2010: At the height of her stardom, Lily walks into a police station and confesses to a murder.
Now: The band has refused to talk to the press about their riotous past, Lily’s confession, or anything else. It's been over a decade, but Lily has finally agreed to an interview. And the band is following her lead.
What follows is a story of prophecy, death, and apocalypse. A story about love found and love lost. A story about the antichrist. Maybe it’s all true. Maybe none if it is.
Either way, this is their story. And they’re sticking to it.

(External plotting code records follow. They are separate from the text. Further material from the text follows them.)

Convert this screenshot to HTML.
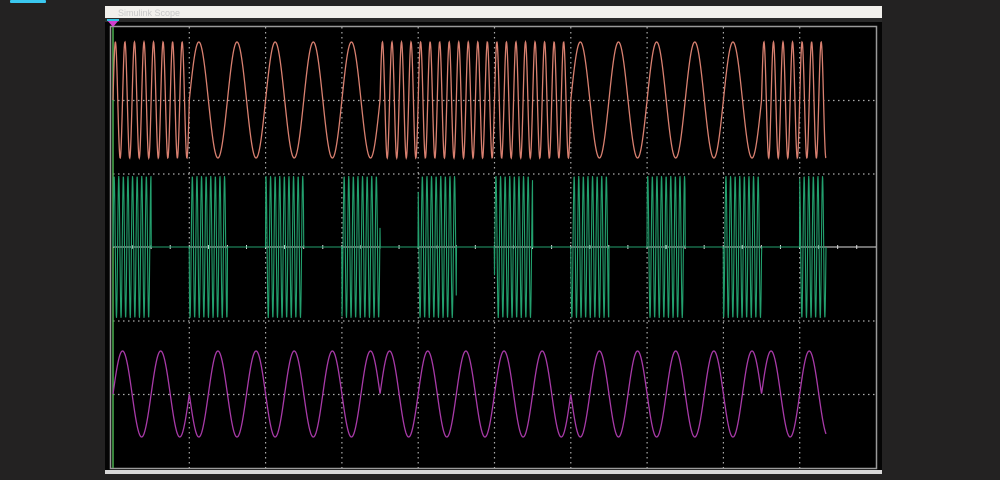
<!DOCTYPE html>
<html><head><meta charset="utf-8"><style>
html,body{margin:0;padding:0;background:#232222;width:1000px;height:480px;overflow:hidden}
svg{display:block}
</style></head><body>
<svg id="s" width="1000" height="480" xmlns="http://www.w3.org/2000/svg">
<rect x="0" y="0" width="1000" height="480" fill="#232222"/>
<rect x="10" y="0" width="36" height="3" rx="1" fill="#3ac8f0"/>
<rect x="105" y="6" width="777" height="468" fill="#050505"/>
<rect x="105" y="6" width="777" height="12" fill="#f2f0ec"/>
<text x="118" y="16" font-family="Liberation Sans, sans-serif" font-size="9" fill="#c8c8c8">Simulink Scope</text>
<rect x="105" y="18" width="777" height="4" fill="#2a2a2a"/>
<rect x="105" y="470" width="777" height="4" fill="#d8d8d8"/>
<rect x="110.5" y="26.5" width="766" height="442" fill="#000" stroke="#9a9a9a" stroke-width="1.5"/>
<g id="grid" stroke="#aaa" stroke-width="1.2" stroke-dasharray="1.5,3.5" fill="none"></g>
<line x1="113" y1="27" x2="113" y2="468" stroke="#4caf50" stroke-width="1.5"/>
<line x1="113" y1="247" x2="876" y2="247" stroke="#dddddd" stroke-width="1"/>
<g id="sig" fill="none"></g>
<polygon points="107,20 119,20 113,27" fill="#d040d0"/>
<rect x="107" y="19" width="12" height="2" fill="#30c0e0"/>
</svg>
<script>
const NS="http://www.w3.org/2000/svg";
const g=document.getElementById('grid');
function ln(p,x1,y1,x2,y2,c,w){const l=document.createElementNS(NS,'line');l.setAttribute('x1',x1);l.setAttribute('y1',y1);l.setAttribute('x2',x2);l.setAttribute('y2',y2);if(c)l.setAttribute('stroke',c);if(w)l.setAttribute('stroke-width',w);p.appendChild(l);}
for(let i=1;i<10;i++){const x=113+i*76.3;ln(g,x,27,x,468);}
for(let j=1;j<6;j++){const y=27+j*73.5;if(j!==3)ln(g,113,y,876,y);}
const s=document.getElementById('sig');
for(let k=1;k<40;k++){const x=113+k*19.07;ln(s,x,245,x,249,'#ddd',1);}
const X0=113,B=38.15,END=826;
function fast(b){return b<=1||(b>=7&&b<=11)||b>=17;}
let r='',p='',gr='';
for(let x=X0;x<=END;x+=0.25){
 const b=Math.floor((x-X0)/B);const t=(x-X0)/B;
 const f=fast(b);
 const yr=100-58*Math.sin(2*Math.PI*t*(f?4:1));
 r+=(r?'L':'M')+x.toFixed(2)+','+yr.toFixed(2);
 const yp=394-43*(f?1:-1)*Math.sin(2*Math.PI*t);
 p+=(p?'L':'M')+x.toFixed(2)+','+yp.toFixed(2);
 const on=(b%2===0);
 const yg=on?247-71*Math.sin(2*Math.PI*(x-X0)/4.6):247;
 gr+=(gr?'L':'M')+x.toFixed(2)+','+yg.toFixed(2);
}
function path(d,c,w){const e=document.createElementNS(NS,'path');e.setAttribute('d',d);e.setAttribute('stroke',c);e.setAttribute('stroke-width',w);s.appendChild(e);}
path(gr,'#23a06e',1.1);
path(r,'#d98070',1.3);
path(p,'#a83aa8',1.3);
</script>
</body></html>
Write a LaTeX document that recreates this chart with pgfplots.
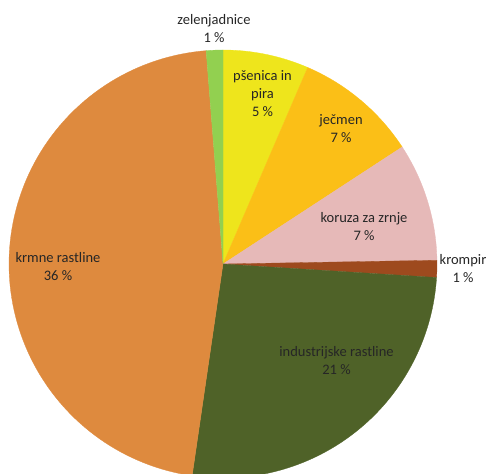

"One hell of a performance! DiLouie once again proves he is a master of the epistolary genre." ― Lee Murray, five-time Bram Stoker award-winning author
"Reading My Ex, the Antichrist is like letting Behind the Music take you to hell and back." ― Andy Marino, author of The Swarm
PUBLISHERS WEEKLY
Outré even by the standards of supernatural horror fiction, DiLouie's ostentatious, 1990s-set latest (after How to Make a Horror Movie and Survive) proposes that the Antichrist is the front man for a Pennsylvania art band and that the apocalypse he threatens can only be averted through the intervention of a punk pop group headed by his ex-girlfriend. Presented as an oral history, the tale unfolds through interviews mostly with members of the Shivers, a small-town ensemble whose seductive live shows, led by guitarists Lily Lawless and her charismatic partner, Drake Morgan, compel attendees to riot and kill. After Lily comes to suspect that Drake and his music are unholy and splits from him, Drake—who eventually admits to being less than human—goes on to found the infernal band Universal Priest, setting the stage for a showdown with the Shivers at the Armageddon Battle of the Bands, with the fate of the world on the line. DiLouie seeds the narrative with enough pop theology to undergird its tongue-in-cheek excesses, which include a cabal of rogue clergy wielding rocket launchers and a Universal Priest stage performance that unfolds like a mash-up of The Omen and This Is Spinal Tap. It's a wild ride.